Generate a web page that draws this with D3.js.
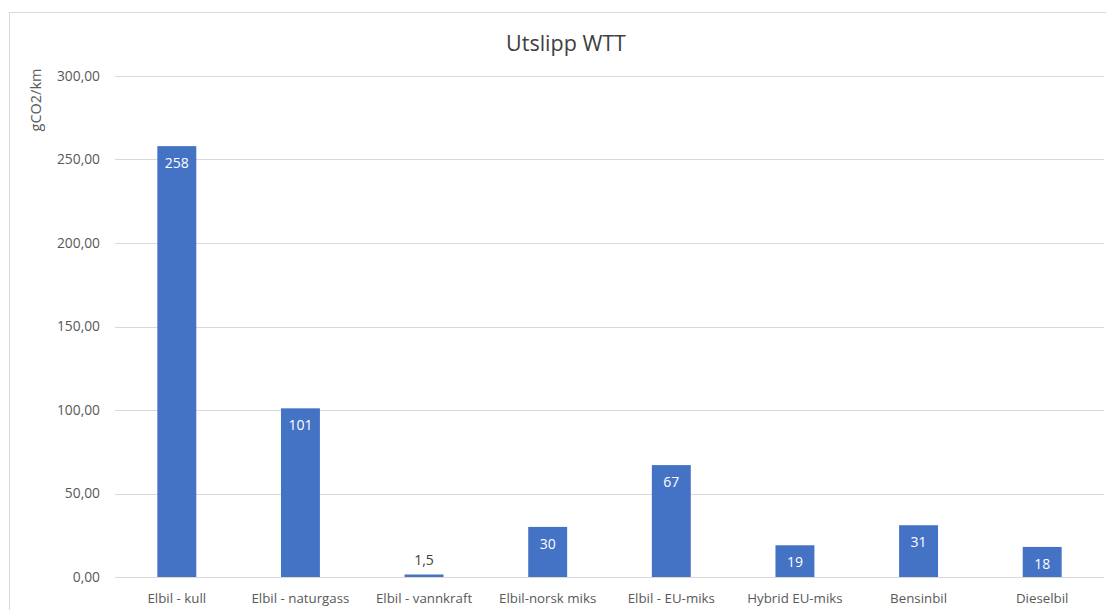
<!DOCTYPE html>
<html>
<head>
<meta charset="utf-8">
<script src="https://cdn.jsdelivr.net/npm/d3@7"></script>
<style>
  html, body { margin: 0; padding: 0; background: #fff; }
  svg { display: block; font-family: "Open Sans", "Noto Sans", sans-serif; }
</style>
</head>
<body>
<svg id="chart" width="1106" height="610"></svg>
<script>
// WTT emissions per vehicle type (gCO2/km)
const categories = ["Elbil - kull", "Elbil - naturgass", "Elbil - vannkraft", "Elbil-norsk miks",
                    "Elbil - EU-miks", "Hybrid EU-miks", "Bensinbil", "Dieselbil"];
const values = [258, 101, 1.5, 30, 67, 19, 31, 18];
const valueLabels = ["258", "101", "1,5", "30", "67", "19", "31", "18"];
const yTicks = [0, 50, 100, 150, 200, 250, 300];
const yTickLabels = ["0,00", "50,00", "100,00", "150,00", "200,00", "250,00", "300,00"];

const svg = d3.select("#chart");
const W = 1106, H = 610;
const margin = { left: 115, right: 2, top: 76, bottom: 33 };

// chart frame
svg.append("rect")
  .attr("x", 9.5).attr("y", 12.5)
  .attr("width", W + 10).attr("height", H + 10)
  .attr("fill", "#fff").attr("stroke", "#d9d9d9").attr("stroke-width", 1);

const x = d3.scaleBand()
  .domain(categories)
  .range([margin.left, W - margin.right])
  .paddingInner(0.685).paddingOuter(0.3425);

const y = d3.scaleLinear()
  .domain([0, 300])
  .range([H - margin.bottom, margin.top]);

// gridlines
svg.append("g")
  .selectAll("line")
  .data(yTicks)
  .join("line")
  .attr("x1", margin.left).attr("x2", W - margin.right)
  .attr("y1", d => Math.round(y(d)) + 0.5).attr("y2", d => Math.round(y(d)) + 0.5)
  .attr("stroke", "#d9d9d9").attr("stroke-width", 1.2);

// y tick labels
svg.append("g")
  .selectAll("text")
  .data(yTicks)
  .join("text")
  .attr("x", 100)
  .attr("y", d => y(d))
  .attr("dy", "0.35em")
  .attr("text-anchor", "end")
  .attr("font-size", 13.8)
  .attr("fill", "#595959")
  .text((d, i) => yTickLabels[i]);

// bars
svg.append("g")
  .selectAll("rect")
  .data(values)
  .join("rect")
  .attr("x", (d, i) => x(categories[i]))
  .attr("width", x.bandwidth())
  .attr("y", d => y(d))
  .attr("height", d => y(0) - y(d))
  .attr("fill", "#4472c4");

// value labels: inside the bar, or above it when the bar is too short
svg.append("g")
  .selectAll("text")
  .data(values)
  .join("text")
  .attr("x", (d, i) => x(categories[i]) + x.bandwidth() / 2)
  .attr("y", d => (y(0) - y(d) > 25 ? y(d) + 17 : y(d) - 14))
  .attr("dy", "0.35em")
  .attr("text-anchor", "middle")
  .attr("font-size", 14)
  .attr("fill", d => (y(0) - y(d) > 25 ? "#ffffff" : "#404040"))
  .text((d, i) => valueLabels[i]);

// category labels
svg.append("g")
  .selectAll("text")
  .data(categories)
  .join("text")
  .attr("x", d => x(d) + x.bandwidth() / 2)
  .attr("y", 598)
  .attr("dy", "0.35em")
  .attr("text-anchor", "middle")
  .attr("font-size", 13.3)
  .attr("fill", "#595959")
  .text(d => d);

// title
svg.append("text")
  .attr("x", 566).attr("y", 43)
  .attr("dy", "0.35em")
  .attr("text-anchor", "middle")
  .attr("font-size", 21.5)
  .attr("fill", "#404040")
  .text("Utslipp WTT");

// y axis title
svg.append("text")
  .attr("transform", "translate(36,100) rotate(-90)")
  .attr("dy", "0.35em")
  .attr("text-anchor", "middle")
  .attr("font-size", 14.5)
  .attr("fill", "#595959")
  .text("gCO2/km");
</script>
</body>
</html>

### Exercise goal:
Omit every picture, then reproduce the rest of the listing exactly.

### Written response:
Generate a web page that draws this with D3.js.
<!DOCTYPE html>
<html>
<head>
<meta charset="utf-8">
<script src="https://cdn.jsdelivr.net/npm/d3@7"></script>
<style>
  html, body { margin: 0; padding: 0; background: #fff; }
  svg { display: block; font-family: "Open Sans", "Noto Sans", sans-serif; }
</style>
</head>
<body>
<svg id="chart" width="1106" height="610"></svg>
<script>
// WTT emissions per vehicle type (gCO2/km)
const categories = ["Elbil - kull", "Elbil - naturgass", "Elbil - vannkraft", "Elbil-norsk miks",
                    "Elbil - EU-miks", "Hybrid EU-miks", "Bensinbil", "Dieselbil"];
const values = [258, 101, 1.5, 30, 67, 19, 31, 18];
const valueLabels = ["258", "101", "1,5", "30", "67", "19", "31", "18"];
const yTicks = [0, 50, 100, 150, 200, 250, 300];
const yTickLabels = ["0,00", "50,00", "100,00", "150,00", "200,00", "250,00", "300,00"];

const svg = d3.select("#chart");
const W = 1106, H = 610;
const margin = { left: 115, right: 2, top: 76, bottom: 33 };

// chart frame
svg.append("rect")
  .attr("x", 9.5).attr("y", 12.5)
  .attr("width", W + 10).attr("height", H + 10)
  .attr("fill", "#fff").attr("stroke", "#d9d9d9").attr("stroke-width", 1);

const x = d3.scaleBand()
  .domain(categories)
  .range([margin.left, W - margin.right])
  .paddingInner(0.685).paddingOuter(0.3425);

const y = d3.scaleLinear()
  .domain([0, 300])
  .range([H - margin.bottom, margin.top]);

// gridlines
svg.append("g")
  .selectAll("line")
  .data(yTicks)
  .join("line")
  .attr("x1", margin.left).attr("x2", W - margin.right)
  .attr("y1", d => Math.round(y(d)) + 0.5).attr("y2", d => Math.round(y(d)) + 0.5)
  .attr("stroke", "#d9d9d9").attr("stroke-width", 1.2);

// y tick labels
svg.append("g")
  .selectAll("text")
  .data(yTicks)
  .join("text")
  .attr("x", 100)
  .attr("y", d => y(d))
  .attr("dy", "0.35em")
  .attr("text-anchor", "end")
  .attr("font-size", 13.8)
  .attr("fill", "#595959")
  .text((d, i) => yTickLabels[i]);

// bars
svg.append("g")
  .selectAll("rect")
  .data(values)
  .join("rect")
  .attr("x", (d, i) => x(categories[i]))
  .attr("width", x.bandwidth())
  .attr("y", d => y(d))
  .attr("height", d => y(0) - y(d))
  .attr("fill", "#4472c4");

// value labels: inside the bar, or above it when the bar is too short
svg.append("g")
  .selectAll("text")
  .data(values)
  .join("text")
  .attr("x", (d, i) => x(categories[i]) + x.bandwidth() / 2)
  .attr("y", d => (y(0) - y(d) > 25 ? y(d) + 17 : y(d) - 14))
  .attr("dy", "0.35em")
  .attr("text-anchor", "middle")
  .attr("font-size", 14)
  .attr("fill", d => (y(0) - y(d) > 25 ? "#ffffff" : "#404040"))
  .text((d, i) => valueLabels[i]);

// category labels
svg.append("g")
  .selectAll("text")
  .data(categories)
  .join("text")
  .attr("x", d => x(d) + x.bandwidth() / 2)
  .attr("y", 598)
  .attr("dy", "0.35em")
  .attr("text-anchor", "middle")
  .attr("font-size", 13.3)
  .attr("fill", "#595959")
  .text(d => d);

// title
svg.append("text")
  .attr("x", 566).attr("y", 43)
  .attr("dy", "0.35em")
  .attr("text-anchor", "middle")
  .attr("font-size", 21.5)
  .attr("fill", "#404040")
  .text("Utslipp WTT");

// y axis title
svg.append("text")
  .attr("transform", "translate(36,100) rotate(-90)")
  .attr("dy", "0.35em")
  .attr("text-anchor", "middle")
  .attr("font-size", 14.5)
  .attr("fill", "#595959")
  .text("gCO2/km");
</script>
</body>
</html>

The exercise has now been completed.